In Downs process, the reaction that takes place is given as,

    $\begin{array}{l}{\text{2Na}}^{\text{+}}\text{(aq)}\text{+}{\text{2e}}^{\text{-}}\stackrel{}{\to }\text{2Na(s)}\\ {\text{2Cl}}^{\text{-}}\text{(aq)}\stackrel{}{\to }{\text{Cl}}_{\text{2}}\text{(g)}\text{+}{\text{2e}}^{\text{-}}\end{array}$

In the problem statement it is given as the Downs cell operates at $\text{1}\text{.0}\text{×}{\text{10}}^{\text{4}}\text{A}$ for 24 hours at $\text{20}\text{°C}$ and $\text{15}\text{atm}$.

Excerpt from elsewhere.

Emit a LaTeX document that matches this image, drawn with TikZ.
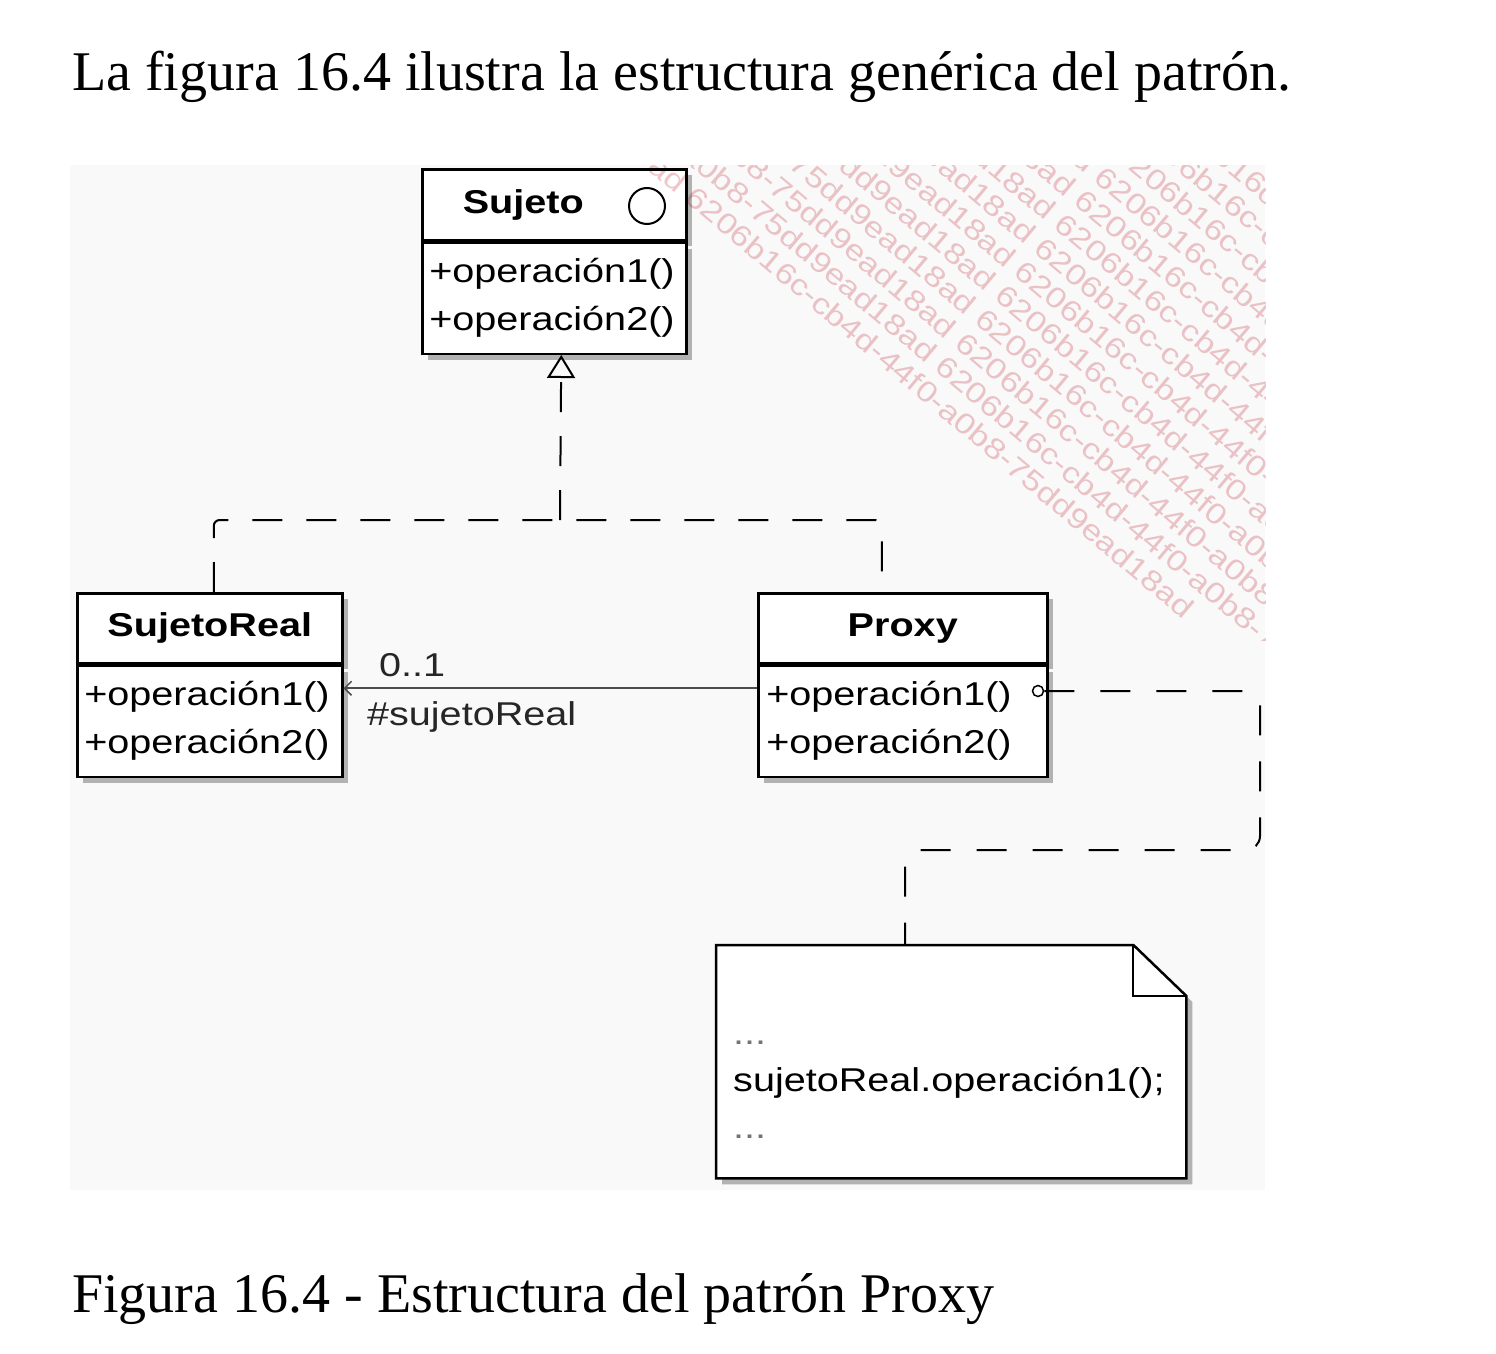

The number of moles of electrons that is required can be calculated as shown below,

    $\begin{array}{l}\text{24}\text{hr}\text{×}\text{(1}\text{×}{\text{10}}^{\text{4}}\text{A)}\text{×}\frac{\text{3600}\text{s}}{\text{1}\text{hr}}\text{×}\frac{\text{1}\text{C}}{\text{1}\text{A}·\text{1s}}\text{×}\frac{\text{1}\text{mol}{\text{e}}^{\text{-}}}{\text{96485}\text{C}}=\frac{86400}{96485}\times {10}^4\text{mol}{\text{e}}^{\text{-}}\\ =0.8954\times {10}^4\text{mol}{\text{e}}^{\text{-}}\\ =8.9\times {10}^3\text{mol}{\text{e}}^{\text{-}}\end{array}$

From the mol of electrons that is required, the mol of chlorine that is obtained can be calculated as shown below,

    $\begin{array}{l}8.9\times {10}^3\text{mol}{\text{e}}^{\text{-}}\text{×}\frac{\text{1}\text{mol}{\text{Cl}}_{\text{2}}}{\text{2}\text{mol}{\text{e}}^{\text{-}}}=\frac{8.9}{2}\times {10}^3{\text{mol Cl}}_{\text{2}}\\ \text{=}\text{4}\text{.45}\times {10}^3{\text{mol Cl}}_{\text{2}}\end{array}$

Temperature and pressure is given as $\text{20}\text{°C}$ and $\text{15}\text{atm}$ respectively.  Considering this, the volume of chlorine gas can be calculated using the ideal gas equation as shown below,

    $\begin{array}{l}\text{PV}\text{=}\text{nRT}\\ \text{V}\text{=}\frac{\text{nRT}}{\text{P}}\\ =\frac{\text{4}\text{.45}\text{×}{\text{10}}^{\text{3}}{\text{mol Cl}}_{\text{2}}\text{×}\text{0}\text{.08206}\text{L}\text{atm}{\text{mol}}^{\text{-1}}{\text{K}}^{\text{-1}}\text{×}\text{293}\text{.15}\text{K}}{\text{15}\text{atm}}\\ =\frac{\text{107}\text{.048}}{\text{15}}\text{×}{\text{10}}^{\text{3}}\text{L}{\text{Cl}}_{\text{2}}\\ =7.136\text{×}{\text{10}}^{\text{3}}\text{L}{\text{Cl}}_{\text{2}}\end{array}$

Therefore, the volume of chlorine obtained in liters is calculated as $7.136\text{×}{\text{10}}^{\text{3}}\text{L}{\text{Cl}}_{\text{2}}$.